C’è sempre quella cupezza ansiogena della trap, ma non è più turbamento d’Adolescence ma esercizi cardio da palestra dark in cui flexare muscoli e aspettative (“Se sono in cima sai/la sconfitta non è un’opzione, Money gang” trappano in OVER (demo). Di sicuro il flow morbido e seducente di Sfera e la grinta perfomativa di Shiva entreranno nei cuffioni del calciatori che salgono sui bus prima della partita, pronte a dare la carica a o distendere i nervi, ma la decadenza di quell’immaginario che all’inizio aveva la potenza del punk ora è più che mai evidente, al netto del successo commerciale.
In D&G cantano il loro curriculum “Hollywood con le modelle, puzziamo ancora di strada”, in SEI PERSA omaggiano i Club Dogo (e c’è spazio anche per una citazione del Marracash di Badabum cha cha), in OVER (demo) c’è l’unico segnale che questo album sia uscito nel 2025 – “Tutti i miei fra c’hanno una para nuova: non farsi legare da Fabri Corona” – ma le armi della retorica si mostrano scariche, pure i diamanti e i soldi esibiti nelle rime sembrano aver perso valore, un crollo nella finanza dell’hype.

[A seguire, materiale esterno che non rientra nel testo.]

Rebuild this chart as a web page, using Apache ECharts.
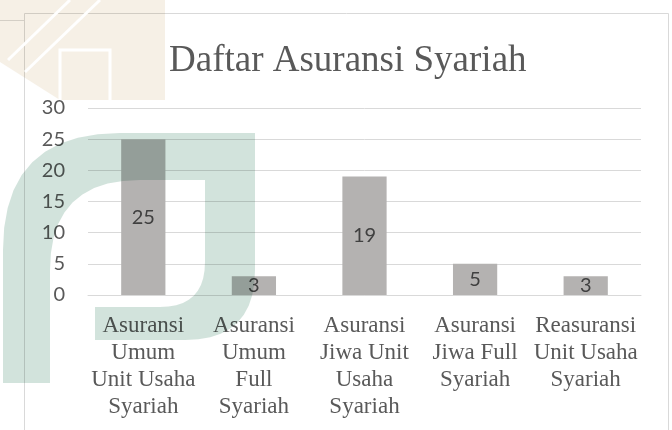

Vorrei azzardare che in tutto questo gioco al ribasso c’entri anche la crisi del maschio etero bianco contemporaneo, di cui il disco di coppia senza ospiti potrebbe essere un manifesto: l’unica voce femminile dell’album è quella della pornostar Martina Smeraldi che all’inizio di D&G dice “Ohi, amo, comunque tutti questi vogliono fare Sfera e Shiva/ Poi però nessuno ti paga una borsa di Hermès/ Né una vacanza alle Maldive o un bel vestito Dolce&Gabbana”. Ecco, Crepet, Recalcati, Lingiardi, mollate la serie di Netflix di cui parlano tutti e fate un salto dentro a Santana Money Gang! Non ci capirete nulla, perché come diceva De Gregori non c’è Niente da Capire in questo mimetismo dell’identità che è la trap mainstream italiana.
Le cose interessanti – e sempre di trap parliamo – stanno altrove, non per forza nell’underground o nelle periferie, basta guardare per esempio i provini dell’ultima stagione di Nuova Scena. Il resto è passato, scritto velocissimo come questo disco, e quindi velocissimo da dimenticare.